BRIEF
Return the material exactly as supplied, apart from the pictures, which are omitted.

DATA SEGMENT

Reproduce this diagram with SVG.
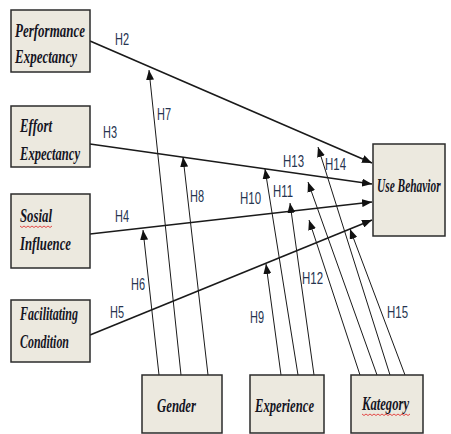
<svg xmlns="http://www.w3.org/2000/svg" width="451" height="434" viewBox="0 0 451 434">
  <style>
    .box { fill: #ECE9DF; stroke: #2b2b2b; stroke-width: 1.5; }
    .name { font-family: "Liberation Serif", "Times New Roman", serif; font-style: italic; font-weight: bold; font-size: 19px; fill: #15151f; }
    .hyp { font-family: "Liberation Sans", Arial, sans-serif; font-size: 17px; fill: #26344f; }
    .main { stroke: #1a1a1a; stroke-width: 1.6; fill: none; marker-end: url(#arrow); }
    .mod { stroke: #1a1a1a; stroke-width: 1; fill: none; marker-end: url(#arrow); }
    .squiggle { stroke: #e02020; stroke-width: 0.8; fill: none; }
  </style>
  <defs>
    <marker id="arrow" markerUnits="userSpaceOnUse" markerWidth="10" markerHeight="8" refX="10" refY="4" orient="auto">
      <path d="M0,0 L10,4 L0,8 z" fill="#111"/>
    </marker>
  </defs>

  <!-- connectors -->
  <g id="connectors">
    <!-- direct paths to Use Behavior -->
    <line class="main" x1="90" y1="41" x2="372" y2="163"/>
    <line class="main" x1="90" y1="144" x2="372" y2="184"/>
    <line class="main" x1="90" y1="234" x2="372" y2="202"/>
    <line class="main" x1="90" y1="335" x2="372" y2="220"/>
    <!-- moderator: Gender -->
    <line class="mod" x1="159" y1="375" x2="143" y2="230"/>
    <line class="mod" x1="181" y1="375" x2="149" y2="70"/>
    <line class="mod" x1="208" y1="375" x2="183" y2="157"/>
    <!-- moderator: Experience -->
    <line class="mod" x1="281" y1="375" x2="266" y2="264"/>
    <line class="mod" x1="298" y1="375" x2="265" y2="169"/>
    <line class="mod" x1="314" y1="375" x2="290" y2="203"/>
    <!-- moderator: Kategory -->
    <line class="mod" x1="360" y1="375" x2="309" y2="220"/>
    <line class="mod" x1="377" y1="375" x2="308" y2="182"/>
    <line class="mod" x1="390" y1="375" x2="318" y2="147"/>
    <line class="mod" x1="405" y1="375" x2="350" y2="229"/>
  </g>

  <!-- hypothesis labels -->
  <g id="labels">
    <text class="hyp" x="115" y="45" textLength="14" lengthAdjust="spacingAndGlyphs">H2</text>
    <text class="hyp" x="103" y="138" textLength="14" lengthAdjust="spacingAndGlyphs">H3</text>
    <text class="hyp" x="115" y="222" textLength="14" lengthAdjust="spacingAndGlyphs">H4</text>
    <text class="hyp" x="110" y="318" textLength="14" lengthAdjust="spacingAndGlyphs">H5</text>
    <text class="hyp" x="131" y="290" textLength="14" lengthAdjust="spacingAndGlyphs">H6</text>
    <text class="hyp" x="157" y="120" textLength="14" lengthAdjust="spacingAndGlyphs">H7</text>
    <text class="hyp" x="190" y="202" textLength="14" lengthAdjust="spacingAndGlyphs">H8</text>
    <text class="hyp" x="250" y="323" textLength="14" lengthAdjust="spacingAndGlyphs">H9</text>
    <text class="hyp" x="240" y="204" textLength="21" lengthAdjust="spacingAndGlyphs">H10</text>
    <text class="hyp" x="273" y="197" textLength="20" lengthAdjust="spacingAndGlyphs">H11</text>
    <text class="hyp" x="302" y="284" textLength="21" lengthAdjust="spacingAndGlyphs">H12</text>
    <text class="hyp" x="283" y="167" textLength="21" lengthAdjust="spacingAndGlyphs">H13</text>
    <text class="hyp" x="325" y="170" textLength="21" lengthAdjust="spacingAndGlyphs">H14</text>
    <text class="hyp" x="387" y="318" textLength="21" lengthAdjust="spacingAndGlyphs">H15</text>
  </g>

  <!-- constructs -->
  <g id="performance-expectancy">
    <rect class="box" x="11" y="10" width="79" height="62"/>
    <text class="name" x="15" y="37" textLength="70" lengthAdjust="spacingAndGlyphs">Performance</text>
    <text class="name" x="15" y="63" textLength="62" lengthAdjust="spacingAndGlyphs">Expectancy</text>
  </g>
  <g id="effort-expectancy">
    <rect class="box" x="11" y="106" width="79" height="61"/>
    <text class="name" x="20" y="132" textLength="32" lengthAdjust="spacingAndGlyphs">Effort</text>
    <text class="name" x="20" y="160" textLength="60" lengthAdjust="spacingAndGlyphs">Expectancy</text>
  </g>
  <g id="sosial-influence">
    <rect class="box" x="11" y="194" width="79" height="74"/>
    <text class="name" x="20" y="222" textLength="32" lengthAdjust="spacingAndGlyphs">Sosial</text>
    <path class="squiggle" d="M20,226 l2,1.5 l2,-1.5 l2,1.5 l2,-1.5 l2,1.5 l2,-1.5 l2,1.5 l2,-1.5 l2,1.5 l2,-1.5 l2,1.5 l2,-1.5 l2,1.5 l2,-1.5 l2,1.5 l2,-1.5"/>
    <text class="name" x="20" y="250" textLength="51" lengthAdjust="spacingAndGlyphs">Influence</text>
  </g>
  <g id="facilitating-condition">
    <rect class="box" x="11" y="300" width="79" height="62"/>
    <text class="name" x="20" y="320" textLength="58" lengthAdjust="spacingAndGlyphs">Facilitating</text>
    <text class="name" x="20" y="348" textLength="49" lengthAdjust="spacingAndGlyphs">Condition</text>
  </g>
  <g id="use-behavior">
    <rect class="box" x="373" y="144" width="72" height="92"/>
    <!-- horizontally condensed label kept inside the box -->
    <text class="name" transform="translate(377,192) scale(0.6,1)">Use Behavior</text>
  </g>
  <g id="gender">
    <rect class="box" x="142" y="375" width="80" height="58"/>
    <text class="name" x="157" y="412" textLength="39" lengthAdjust="spacingAndGlyphs">Gender</text>
  </g>
  <g id="experience">
    <rect class="box" x="250" y="375" width="74" height="58"/>
    <text class="name" x="255" y="412" textLength="59" lengthAdjust="spacingAndGlyphs">Experience</text>
  </g>
  <g id="kategory">
    <rect class="box" x="351" y="375" width="72" height="58"/>
    <text class="name" x="362" y="410" textLength="47" lengthAdjust="spacingAndGlyphs">Kategory</text>
    <path class="squiggle" d="M362,414 l2,1.5 l2,-1.5 l2,1.5 l2,-1.5 l2,1.5 l2,-1.5 l2,1.5 l2,-1.5 l2,1.5 l2,-1.5 l2,1.5 l2,-1.5 l2,1.5 l2,-1.5 l2,1.5 l2,-1.5 l2,1.5 l2,-1.5 l2,1.5 l2,-1.5 l2,1.5 l2,-1.5 l2,1.5 l2,-1.5"/>
  </g>
</svg>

RESPONSE
Reproduce this diagram with SVG.
<svg xmlns="http://www.w3.org/2000/svg" width="451" height="434" viewBox="0 0 451 434">
  <style>
    .box { fill: #ECE9DF; stroke: #2b2b2b; stroke-width: 1.5; }
    .name { font-family: "Liberation Serif", "Times New Roman", serif; font-style: italic; font-weight: bold; font-size: 19px; fill: #15151f; }
    .hyp { font-family: "Liberation Sans", Arial, sans-serif; font-size: 17px; fill: #26344f; }
    .main { stroke: #1a1a1a; stroke-width: 1.6; fill: none; marker-end: url(#arrow); }
    .mod { stroke: #1a1a1a; stroke-width: 1; fill: none; marker-end: url(#arrow); }
    .squiggle { stroke: #e02020; stroke-width: 0.8; fill: none; }
  </style>
  <defs>
    <marker id="arrow" markerUnits="userSpaceOnUse" markerWidth="10" markerHeight="8" refX="10" refY="4" orient="auto">
      <path d="M0,0 L10,4 L0,8 z" fill="#111"/>
    </marker>
  </defs>

  <!-- connectors -->
  <g id="connectors">
    <!-- direct paths to Use Behavior -->
    <line class="main" x1="90" y1="41" x2="372" y2="163"/>
    <line class="main" x1="90" y1="144" x2="372" y2="184"/>
    <line class="main" x1="90" y1="234" x2="372" y2="202"/>
    <line class="main" x1="90" y1="335" x2="372" y2="220"/>
    <!-- moderator: Gender -->
    <line class="mod" x1="159" y1="375" x2="143" y2="230"/>
    <line class="mod" x1="181" y1="375" x2="149" y2="70"/>
    <line class="mod" x1="208" y1="375" x2="183" y2="157"/>
    <!-- moderator: Experience -->
    <line class="mod" x1="281" y1="375" x2="266" y2="264"/>
    <line class="mod" x1="298" y1="375" x2="265" y2="169"/>
    <line class="mod" x1="314" y1="375" x2="290" y2="203"/>
    <!-- moderator: Kategory -->
    <line class="mod" x1="360" y1="375" x2="309" y2="220"/>
    <line class="mod" x1="377" y1="375" x2="308" y2="182"/>
    <line class="mod" x1="390" y1="375" x2="318" y2="147"/>
    <line class="mod" x1="405" y1="375" x2="350" y2="229"/>
  </g>

  <!-- hypothesis labels -->
  <g id="labels">
    <text class="hyp" x="115" y="45" textLength="14" lengthAdjust="spacingAndGlyphs">H2</text>
    <text class="hyp" x="103" y="138" textLength="14" lengthAdjust="spacingAndGlyphs">H3</text>
    <text class="hyp" x="115" y="222" textLength="14" lengthAdjust="spacingAndGlyphs">H4</text>
    <text class="hyp" x="110" y="318" textLength="14" lengthAdjust="spacingAndGlyphs">H5</text>
    <text class="hyp" x="131" y="290" textLength="14" lengthAdjust="spacingAndGlyphs">H6</text>
    <text class="hyp" x="157" y="120" textLength="14" lengthAdjust="spacingAndGlyphs">H7</text>
    <text class="hyp" x="190" y="202" textLength="14" lengthAdjust="spacingAndGlyphs">H8</text>
    <text class="hyp" x="250" y="323" textLength="14" lengthAdjust="spacingAndGlyphs">H9</text>
    <text class="hyp" x="240" y="204" textLength="21" lengthAdjust="spacingAndGlyphs">H10</text>
    <text class="hyp" x="273" y="197" textLength="20" lengthAdjust="spacingAndGlyphs">H11</text>
    <text class="hyp" x="302" y="284" textLength="21" lengthAdjust="spacingAndGlyphs">H12</text>
    <text class="hyp" x="283" y="167" textLength="21" lengthAdjust="spacingAndGlyphs">H13</text>
    <text class="hyp" x="325" y="170" textLength="21" lengthAdjust="spacingAndGlyphs">H14</text>
    <text class="hyp" x="387" y="318" textLength="21" lengthAdjust="spacingAndGlyphs">H15</text>
  </g>

  <!-- constructs -->
  <g id="performance-expectancy">
    <rect class="box" x="11" y="10" width="79" height="62"/>
    <text class="name" x="15" y="37" textLength="70" lengthAdjust="spacingAndGlyphs">Performance</text>
    <text class="name" x="15" y="63" textLength="62" lengthAdjust="spacingAndGlyphs">Expectancy</text>
  </g>
  <g id="effort-expectancy">
    <rect class="box" x="11" y="106" width="79" height="61"/>
    <text class="name" x="20" y="132" textLength="32" lengthAdjust="spacingAndGlyphs">Effort</text>
    <text class="name" x="20" y="160" textLength="60" lengthAdjust="spacingAndGlyphs">Expectancy</text>
  </g>
  <g id="sosial-influence">
    <rect class="box" x="11" y="194" width="79" height="74"/>
    <text class="name" x="20" y="222" textLength="32" lengthAdjust="spacingAndGlyphs">Sosial</text>
    <path class="squiggle" d="M20,226 l2,1.5 l2,-1.5 l2,1.5 l2,-1.5 l2,1.5 l2,-1.5 l2,1.5 l2,-1.5 l2,1.5 l2,-1.5 l2,1.5 l2,-1.5 l2,1.5 l2,-1.5 l2,1.5 l2,-1.5"/>
    <text class="name" x="20" y="250" textLength="51" lengthAdjust="spacingAndGlyphs">Influence</text>
  </g>
  <g id="facilitating-condition">
    <rect class="box" x="11" y="300" width="79" height="62"/>
    <text class="name" x="20" y="320" textLength="58" lengthAdjust="spacingAndGlyphs">Facilitating</text>
    <text class="name" x="20" y="348" textLength="49" lengthAdjust="spacingAndGlyphs">Condition</text>
  </g>
  <g id="use-behavior">
    <rect class="box" x="373" y="144" width="72" height="92"/>
    <!-- horizontally condensed label kept inside the box -->
    <text class="name" transform="translate(377,192) scale(0.6,1)">Use Behavior</text>
  </g>
  <g id="gender">
    <rect class="box" x="142" y="375" width="80" height="58"/>
    <text class="name" x="157" y="412" textLength="39" lengthAdjust="spacingAndGlyphs">Gender</text>
  </g>
  <g id="experience">
    <rect class="box" x="250" y="375" width="74" height="58"/>
    <text class="name" x="255" y="412" textLength="59" lengthAdjust="spacingAndGlyphs">Experience</text>
  </g>
  <g id="kategory">
    <rect class="box" x="351" y="375" width="72" height="58"/>
    <text class="name" x="362" y="410" textLength="47" lengthAdjust="spacingAndGlyphs">Kategory</text>
    <path class="squiggle" d="M362,414 l2,1.5 l2,-1.5 l2,1.5 l2,-1.5 l2,1.5 l2,-1.5 l2,1.5 l2,-1.5 l2,1.5 l2,-1.5 l2,1.5 l2,-1.5 l2,1.5 l2,-1.5 l2,1.5 l2,-1.5 l2,1.5 l2,-1.5 l2,1.5 l2,-1.5 l2,1.5 l2,-1.5 l2,1.5 l2,-1.5"/>
  </g>
</svg>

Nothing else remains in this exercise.